Chenthil R. Iyer
Finance Consultant
AUTHOR
The start up culture is here and is attracting youngsters and the middle aged with almost the same intensity. While today’s youngsters are brimming with ideas and are finding this as a channel to give those wings, many who have spent about two decades in the corporate world are desperately looking to escape the monotony in their lives through this route! Of course ideas and creativity have their own important places in a start up, but many take the plunge without proper understanding of the other crucial aspect of a successful business, finance.
Treat your financial life like a business!
In order to be successful in a business venture, one has to be financially disciplined. One can’t have the cake and eat it too. One has to bring down one’s lifestyle expenses so that the business can sail smoothly. For inculcating such fiscal discipline it is important that one sees the financial life through the prism of profits and losses. Any expense that does not aid in bringing in any advantage to the business at hand should be shot down. For instance, partying with friends, attending family functions, vacations, and eating out at expensive restaurants. You cannot give yourself the excuse of ‘what meaning does life have without these small luxuries!’ Every penny counts in an entrepreneur’s life and each minute of available time should be spent efficiently. Expense such as a gym membership is welcome as it keeps one fit as well as provides a subtle networking opportunity. Investment in books and relevant training programs are very much essential to keep the business growing and at the cutting edge. A good night’s sleep (once in a while) definitely goes a long way to keep one’s sanity, just like our laptops and other machinery need to be shut down and overhauled once in a while to keep them running in pristine condition.
Identify your personal goals
Not every entrepreneur dreams of building a billion dollar enterprise. The good news is that it is very much ok to not have such dreams. As the business grows and becomes self sustaining, it is important for the entrepreneur to start valuing one’s personal life and goals. You may find this statement to be contradicting the earlier point I made regarding fiscal discipline. But no, we need to live a complete life and excessive caution in the early years of business is only to ensure that there is absolute focus on it and to keep sufficient liquidity for nurturing it with the essentials required to run it smoothly. However once the business is self sustaining, the further growth of the business should not happen at the cost of one’s personal and family goals. Therefore it is important that an entrepreneur identifies these goals even before embarking on this journey. This provides the person with the relevant motivation to make the required sacrifices in the early stage and also prompts her to stop feeding the business excessively once it gets stabilized.

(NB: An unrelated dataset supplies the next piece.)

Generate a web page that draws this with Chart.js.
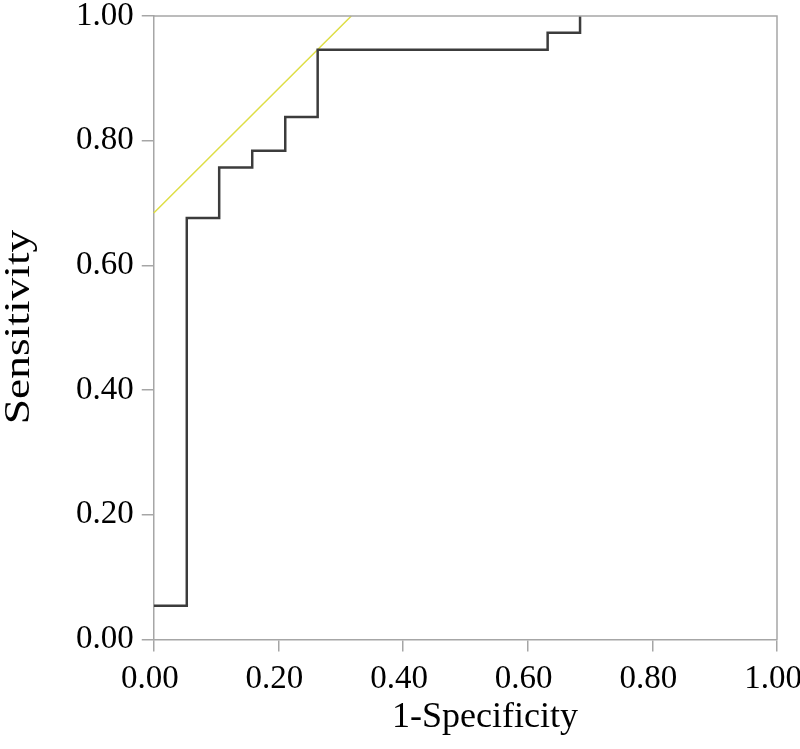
<!DOCTYPE html>
<html>
<head>
<meta charset="utf-8">
<script src="https://cdn.jsdelivr.net/npm/chart.js@4"></script>
<style>
  html, body { margin: 0; padding: 0; background: #fff; }
  #wrap { width: 800px; height: 749px; }
</style>
</head>
<body>
<div id="wrap"><canvas id="rocChart" width="800" height="749"></canvas></div>
<script>
        // ROC curve points (1-specificity, sensitivity)
        const fprValues = [0, 0.053, 0.105, 0.158, 0.211, 0.263, 0.632, 0.684];
        const tprValues = [0.054, 0.676, 0.757, 0.784, 0.838, 0.946, 0.973, 1.0];

        // tangent (Youden) reference line
        const refX = [0, 0.317];
        const refY = [0.684, 1.0];

        const xTitle = '1-Specificity';
        const yTitle = 'Sensitivity';

        const axisGray = '#a6a6a6';
        const serif = "'Liberation Serif', 'Times New Roman', serif";

        const rocPoints = fprValues.map((x, i) => ({ x: x, y: tprValues[i] }));
        const refPoints = refX.map((x, i) => ({ x: x, y: refY[i] }));

        // frame around the plot + axis titles
        const framePlugin = {
            id: 'frame',
            afterDraw(chart) {
                const { ctx, chartArea } = chart;
                ctx.save();
                ctx.strokeStyle = axisGray;
                ctx.lineWidth = 1.5;
                ctx.beginPath();
                ctx.moveTo(chartArea.left, chartArea.top);
                ctx.lineTo(chartArea.right, chartArea.top);
                ctx.lineTo(chartArea.right, chartArea.bottom);
                ctx.stroke();

                ctx.fillStyle = '#000';
                ctx.textAlign = 'center';
                ctx.textBaseline = 'alphabetic';
                ctx.font = '36px ' + serif;
                ctx.fillText(xTitle, 485, 727);

                ctx.translate(29, 327);
                ctx.rotate(-Math.PI / 2);
                ctx.scale(1.3, 1);
                ctx.font = '35px ' + serif;
                ctx.fillText(yTitle, 0, 0);
                ctx.restore();
            }
        };

        const ctx = document.getElementById('rocChart').getContext('2d');
        new Chart(ctx, {
            type: 'scatter',
            data: {
                datasets: [{
                    data: rocPoints,
                    showLine: true,
                    stepped: 'before',
                    borderColor: '#3c3c3c',
                    borderWidth: 2.5,
                    pointRadius: 0,
                    fill: false
                }, {
                    data: refPoints,
                    showLine: true,
                    borderColor: '#dede44',
                    borderWidth: 1.5,
                    pointRadius: 0,
                    fill: false,
                    clip: false
                }]
            },
            options: {
                responsive: false,
                animation: false,
                layout: { padding: { left: 68, right: 23, top: 16, bottom: 42 } },
                plugins: { legend: { display: false }, tooltip: { enabled: false } },
                scales: {
                    x: {
                        type: 'linear',
                        min: 0,
                        max: 1,
                        afterFit: s => { s.paddingLeft = 0; s.paddingRight = 0; },
                        ticks: {
                            stepSize: 0.2,
                            color: '#000',
                            padding: 8,
                            labelOffset: -4,
                            maxRotation: 0,
                            font: { family: serif, size: 33 },
                            callback: v => v.toFixed(2)
                        },
                        grid: { drawOnChartArea: false, tickLength: 12, color: axisGray, lineWidth: 1.5 },
                        border: { color: axisGray, width: 1.5 }
                    },
                    y: {
                        type: 'linear',
                        min: 0,
                        max: 1,
                        afterFit: s => { s.paddingTop = 0; s.paddingBottom = 0; },
                        ticks: {
                            stepSize: 0.2,
                            color: '#000',
                            padding: 8,
                            font: { family: serif, size: 33 },
                            callback: v => v.toFixed(2)
                        },
                        grid: { drawOnChartArea: false, tickLength: 12, color: axisGray, lineWidth: 1.5 },
                        border: { color: axisGray, width: 1.5 }
                    }
                }
            },
            plugins: [framePlugin]
        });
</script>
</body>
</html>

Separate your business finances from your personal finances
Every entrepreneur has to decide a cut off point after which he should separate the business finances from her personal finances. Most people fail to do that and their finances become quite messy after a while. They start spending for their personal expenses from the business account and keep pumping in their personal money into the business account without any accountability to either of the accounts! Depending on the age of the entrepreneur, one may decide what the cut off point is, with younger entrepreneurs getting the luxury of a longer gestation period as they may not have any family liabilities yet. While some personal goals such as purchase of cars may still be made from business money to take advantage of depreciation benefit, care should be taken to not change such assets frequently to keep the depreciation block alive! This leads to unnecessary loss of funds from the business account in the blind pursuit to save some taxes. It’s better to pay taxes and keep the remaining money available for business expansion needs than to spend it on depreciating assets meant for personal use. Also travel expenses of oneself and family for personal purposes should not be made from the business account.
Start a personal investment portfolio
Entrepreneurs should start accounting for their personal salary as soon as it is practically possible from their business, which should take care of their personal expenses. One should consider taking the right amount of salary from the business which one would have paid to hire a professional of the same calibre and experience. The personal lifestyle should still be controlled in such a manner that a reasonable surplus can be generated from the salary drawn and can be channelized into an appropriately diversified investment portfolio suitable for fulfilling one’s personal and family goals, be it short term or long term that were decided previously. The money in this portfolio should be used only for the identified set of personal and family goals and should not be dipped into for any kind of liquidity requirements of the business. All business needs should be taken care of by the business revenue, and any shortfall should be addressed through a business loan or a line of credit, so that sufficient accountability is there to repay such liabilities on time.